Reproduce the listing word for word. Skip any image.

#### INFORMATION SHOWN
■ ■ ■

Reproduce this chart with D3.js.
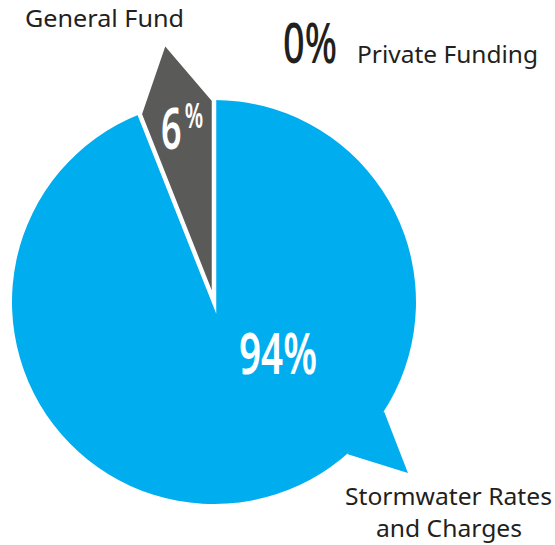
<!DOCTYPE html>
<html>
<head>
<meta charset="utf-8">
<script src="https://cdn.jsdelivr.net/npm/d3@7"></script>
<style>
  html, body { margin: 0; padding: 0; background: #ffffff; }
  svg { display: block; }
</style>
</head>
<body>
<script>
// ---- data ----
const categories = ["Stormwater Rates and Charges", "General Fund", "Private Funding"];
const values = [94, 6, 0];
const percentLabels = ["94%", "6%", "0%"];

// ---- layout / style ----
const W = 555, H = 545;
const cx = 214, cy = 302, R = 202;
const blue = "#00adef", gray = "#5a5b59", ink = "#231f20";

const svg = d3.select("body").append("svg").attr("width", W).attr("height", H);
const g = svg.append("g").attr("transform", `translate(${cx},${cy})`);

const pie = d3.pie().sort(null).value(d => d.v);
const arcs = pie(categories.map((c, i) => ({ c, v: values[i] })));
const arc = d3.arc().innerRadius(0).outerRadius(R);
const deg = Math.PI / 180;

// Blue slice (94%) with speech-bubble tail
const aBlue = arcs[0];
g.append("path").attr("d", arc(aBlue)).attr("fill", blue);
const tailA0 = 122.7 * deg, tailA1 = 138.8 * deg, tailTip = 131.4 * deg;
const tailPts = [d3.pointRadial(tailA0, R), d3.pointRadial(tailTip, R * 1.28), d3.pointRadial(tailA1, R)];
g.append("path").attr("d", d3.line()(tailPts) + "Z").attr("fill", blue);

// Gray slice (6%) with pointer tail
const aGray = arcs[1];
const grayPts = [
  [0, 0],
  d3.pointRadial(aGray.startAngle, R),
  d3.pointRadial((aGray.startAngle + aGray.endAngle) / 2, R * 1.31),
  d3.pointRadial(aGray.endAngle, R)
];
g.append("path")
  .attr("d", d3.line()(grayPts) + "Z")
  .attr("fill", gray)
  .attr("stroke", "#ffffff")
  .attr("stroke-width", 4.5)
  .attr("stroke-linejoin", "miter")
  .attr("stroke-miterlimit", 10);

// ---- labels ----
const labelFont = "'Noto Sans', 'Open Sans', sans-serif";
const numFont = "'Noto Sans', 'Open Sans', sans-serif";

function label(x, y, txt, len, anchor) {
  return svg.append("text").attr("x", x).attr("y", y)
    .attr("font-family", labelFont).attr("font-size", 23.5).attr("fill", ink)
    .attr("text-anchor", anchor || "start")
    .attr("textLength", len).attr("lengthAdjust", "spacingAndGlyphs")
    .text(txt);
}
label(25, 27, categories[1], 159);
label(357, 63, categories[2], 181);
label(345, 505, "Stormwater Rates", 207);
label(376, 537, "and Charges", 146);

// big numbers
svg.append("text").attr("x", 283).attr("y", 63)
  .attr("font-family", numFont).attr("font-weight", 500).attr("font-size", 57)
  .attr("fill", ink).attr("textLength", 54).attr("lengthAdjust", "spacingAndGlyphs")
  .text(percentLabels[2]);

svg.append("text").attr("x", 239).attr("y", 374)
  .attr("font-family", numFont).attr("font-weight", 600).attr("font-size", 58)
  .attr("fill", "#ffffff").attr("textLength", 78).attr("lengthAdjust", "spacingAndGlyphs")
  .text(percentLabels[0]);

const six = percentLabels[1];
const sixT = svg.append("text")
  .attr("transform", "translate(161,149) scale(0.62,1)")
  .attr("font-family", numFont).attr("font-weight", 600).attr("font-size", 58)
  .attr("fill", "#ffffff");
sixT.append("tspan").text(six.slice(0, -1));
sixT.append("tspan").attr("font-size", 34).attr("dx", 5).attr("dy", -21).text(six.slice(-1));
</script>
</body>
</html>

■ ■ ■

#### THE RESPONSE
Reproduce this chart with D3.js.
<!DOCTYPE html>
<html>
<head>
<meta charset="utf-8">
<script src="https://cdn.jsdelivr.net/npm/d3@7"></script>
<style>
  html, body { margin: 0; padding: 0; background: #ffffff; }
  svg { display: block; }
</style>
</head>
<body>
<script>
// ---- data ----
const categories = ["Stormwater Rates and Charges", "General Fund", "Private Funding"];
const values = [94, 6, 0];
const percentLabels = ["94%", "6%", "0%"];

// ---- layout / style ----
const W = 555, H = 545;
const cx = 214, cy = 302, R = 202;
const blue = "#00adef", gray = "#5a5b59", ink = "#231f20";

const svg = d3.select("body").append("svg").attr("width", W).attr("height", H);
const g = svg.append("g").attr("transform", `translate(${cx},${cy})`);

const pie = d3.pie().sort(null).value(d => d.v);
const arcs = pie(categories.map((c, i) => ({ c, v: values[i] })));
const arc = d3.arc().innerRadius(0).outerRadius(R);
const deg = Math.PI / 180;

// Blue slice (94%) with speech-bubble tail
const aBlue = arcs[0];
g.append("path").attr("d", arc(aBlue)).attr("fill", blue);
const tailA0 = 122.7 * deg, tailA1 = 138.8 * deg, tailTip = 131.4 * deg;
const tailPts = [d3.pointRadial(tailA0, R), d3.pointRadial(tailTip, R * 1.28), d3.pointRadial(tailA1, R)];
g.append("path").attr("d", d3.line()(tailPts) + "Z").attr("fill", blue);

// Gray slice (6%) with pointer tail
const aGray = arcs[1];
const grayPts = [
  [0, 0],
  d3.pointRadial(aGray.startAngle, R),
  d3.pointRadial((aGray.startAngle + aGray.endAngle) / 2, R * 1.31),
  d3.pointRadial(aGray.endAngle, R)
];
g.append("path")
  .attr("d", d3.line()(grayPts) + "Z")
  .attr("fill", gray)
  .attr("stroke", "#ffffff")
  .attr("stroke-width", 4.5)
  .attr("stroke-linejoin", "miter")
  .attr("stroke-miterlimit", 10);

// ---- labels ----
const labelFont = "'Noto Sans', 'Open Sans', sans-serif";
const numFont = "'Noto Sans', 'Open Sans', sans-serif";

function label(x, y, txt, len, anchor) {
  return svg.append("text").attr("x", x).attr("y", y)
    .attr("font-family", labelFont).attr("font-size", 23.5).attr("fill", ink)
    .attr("text-anchor", anchor || "start")
    .attr("textLength", len).attr("lengthAdjust", "spacingAndGlyphs")
    .text(txt);
}
label(25, 27, categories[1], 159);
label(357, 63, categories[2], 181);
label(345, 505, "Stormwater Rates", 207);
label(376, 537, "and Charges", 146);

// big numbers
svg.append("text").attr("x", 283).attr("y", 63)
  .attr("font-family", numFont).attr("font-weight", 500).attr("font-size", 57)
  .attr("fill", ink).attr("textLength", 54).attr("lengthAdjust", "spacingAndGlyphs")
  .text(percentLabels[2]);

svg.append("text").attr("x", 239).attr("y", 374)
  .attr("font-family", numFont).attr("font-weight", 600).attr("font-size", 58)
  .attr("fill", "#ffffff").attr("textLength", 78).attr("lengthAdjust", "spacingAndGlyphs")
  .text(percentLabels[0]);

const six = percentLabels[1];
const sixT = svg.append("text")
  .attr("transform", "translate(161,149) scale(0.62,1)")
  .attr("font-family", numFont).attr("font-weight", 600).attr("font-size", 58)
  .attr("fill", "#ffffff");
sixT.append("tspan").text(six.slice(0, -1));
sixT.append("tspan").attr("font-size", 34).attr("dx", 5).attr("dy", -21).text(six.slice(-1));
</script>
</body>
</html>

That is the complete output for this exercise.